While Cole appeared to be Motley's chosen successor at fullback in an offense that featured quarterback Otto Graham and ends Mac Speedie and Dante Lavelli, his relationship with Brown was strained. Cole felt that Brown did not like that he challenged his authority and refused to submit to his authoritarian coaching style. Cole saw his carries increase in 1951, when Motley was injured. The Browns again made the championship game that year but lost to the Rams. Brown cut Cole during the following season, and he spent the remainder of the year with the Chicago Bears before leaving football. Cleveland halfback Dub Jones later criticized Brown's handling of Cole, calling it the biggest waste of talent he had ever seen.

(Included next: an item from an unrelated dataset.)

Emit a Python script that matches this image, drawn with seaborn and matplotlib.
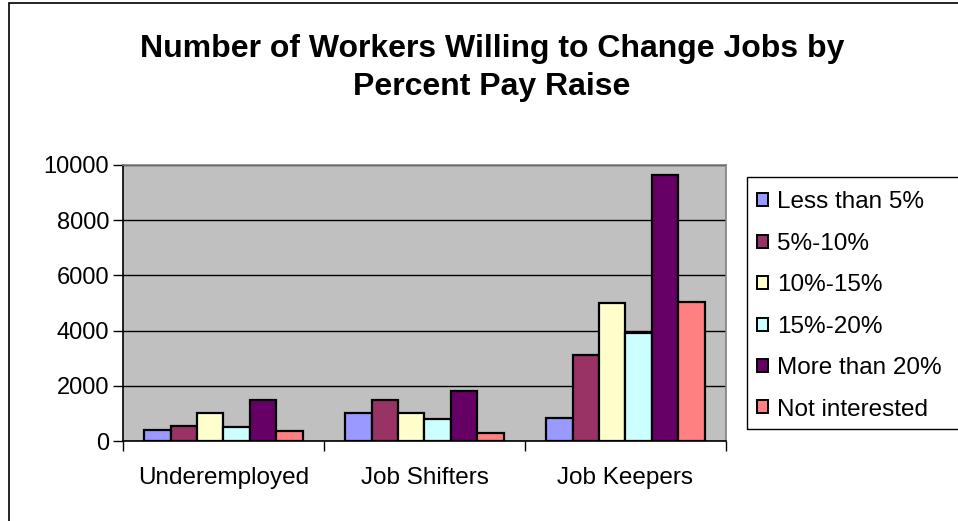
import matplotlib
matplotlib.use("Agg")
import matplotlib.pyplot as plt
from matplotlib.patches import Patch, Rectangle
import seaborn as sns
import pandas as pd

groups = ["Underemployed", "Job Shifters", "Job Keepers"]
raises = ["Less than 5%", "5%-10%", "10%-15%", "15%-20%", "More than 20%", "Not interested"]
less_than_5 = [400, 1000, 850]
pct_5_10 = [550, 1500, 3100]
pct_10_15 = [1000, 1000, 5000]
pct_15_20 = [500, 800, 3900]
more_than_20 = [1500, 1800, 9650]
not_interested = [350, 300, 5050]
y_ticks = [0, 2000, 4000, 6000, 8000, 10000]

colors = ["#9999FF", "#993366", "#FFFFCC", "#CCFFFF", "#660066", "#FF8080"]

series = [less_than_5, pct_5_10, pct_10_15, pct_15_20, more_than_20, not_interested]
rows = []
for name, vals in zip(raises, series):
    for g, v in zip(groups, vals):
        rows.append({"group": g, "raise": name, "workers": v})
df = pd.DataFrame(rows)

sns.set_theme(style="white")
plt.rcParams["font.family"] = ["Liberation Sans", "DejaVu Sans"]
for key in ["text.color", "xtick.color", "ytick.color", "axes.labelcolor"]:
    plt.rcParams[key] = "black"

W, H = 958, 521
fig = plt.figure(figsize=(W / 100, H / 100), dpi=100)
fig.patch.set_facecolor("white")

# plot area in pixel coordinates
x0, x1, ytop, ybot = 123, 726, 165, 441
ax = fig.add_axes([x0 / W, 1 - ybot / H, (x1 - x0) / W, (ybot - ytop) / H])
ax.set_facecolor("#C0C0C0")

sns.barplot(data=df, x="group", y="workers", hue="raise", order=groups,
            hue_order=raises, palette=colors, width=0.79, saturation=1,
            edgecolor="black", linewidth=1.6, ax=ax, legend=False, errorbar=None)

ax.set_xlim(-0.5, 2.5)
ax.set_ylim(0, 10000)
ax.set_yticks(y_ticks)
ax.set_yticklabels([str(t) for t in y_ticks], fontsize=17)
ax.yaxis.grid(True, color="black", linewidth=1)
ax.set_axisbelow(True)
ax.set_xlabel("")
ax.set_ylabel("")

# category boundary ticks on the x axis
ax.set_xticks([-0.5, 0.5, 1.5, 2.5], minor=False)
ax.set_xticklabels([])
ax.tick_params(axis="x", which="major", direction="out", length=7, width=1, color="black", bottom=True)
ax.set_xticks([0, 1, 2], minor=True)
ax.set_xticklabels(groups, minor=True, fontsize=17.5)
ax.tick_params(axis="x", which="minor", length=0, pad=19)
ax.tick_params(axis="y", direction="out", length=7, width=1, color="black", left=True, pad=3)

for side in ["left", "bottom"]:
    ax.spines[side].set_color("black")
    ax.spines[side].set_linewidth(1.2)
for side in ["top", "right"]:
    ax.spines[side].set_color("#808080")
    ax.spines[side].set_linewidth(1.2)

# chart title
fig.text(492 / W, 1 - 68 / H, "Number of Workers Willing to Change Jobs by\nPercent Pay Raise",
         ha="center", va="center", fontsize=23, fontweight="bold", linespacing=1.35)

# legend entries (frame drawn separately so it runs off the right edge)
handles = [Patch(facecolor=c, edgecolor="black", linewidth=1.4) for c in colors]
leg = fig.legend(handles, raises, loc="upper left",
                 bbox_to_anchor=(744 / W, 1 - 178 / H), fontsize=17.5,
                 frameon=False,
                 handlelength=0.45, handleheight=0.45, handletextpad=0.35,
                 labelspacing=0.8, borderpad=0.55, borderaxespad=0)
fig.add_artist(Rectangle((747 / W, 1 - 429 / H), (970 - 747) / W, (429 - 177) / H,
                         transform=fig.transFigure, fill=False, edgecolor="black",
                         linewidth=1))

# outer chart border
fig.add_artist(Rectangle((9 / W, -0.01), 1.0, 1 - 3 / H + 0.01, transform=fig.transFigure,
                         fill=False, edgecolor="black", linewidth=1.2))

fig.savefig("out.png", dpi=100)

Like other black players of his era, Cole frequently endured racist taunts on the field and racial discrimination off the field. Black players typically stayed in separate hotels from the white players, and the groups did not mingle socially. White players on opposing teams stepped on the black players after plays were over; they often stepped on Motley's hands and once stepped hard on Cole's face, cutting his mouth. Brown did not tolerate racism within the team, but Cole later said he thought Brown considered black athletes to be physically superior but intellectually inferior to whites.

==Later life==
Following his playing career, Cole went back to Ohio and took a $2,000-a-year job as a deputy in the Lucas County sheriff's department. After having trouble getting promoted because of racial discrimination, he left for a job in the county welfare department and later in its anti-poverty department. He later got a job in Toledo as the regional director of the Ohio Civil Rights Commission, a body that oversees enforcement of anti-discrimination laws. He spent nine years there before being promoted to the commission's statewide compliance director in Columbus, Ohio. He retired in 1986. Cole was inducted into the University of Toledo Varsity T Club Hall of Fame in 1984. He is also a member of Swanton High School's hall of fame.

He died on 4 June 2019, at the age of 91.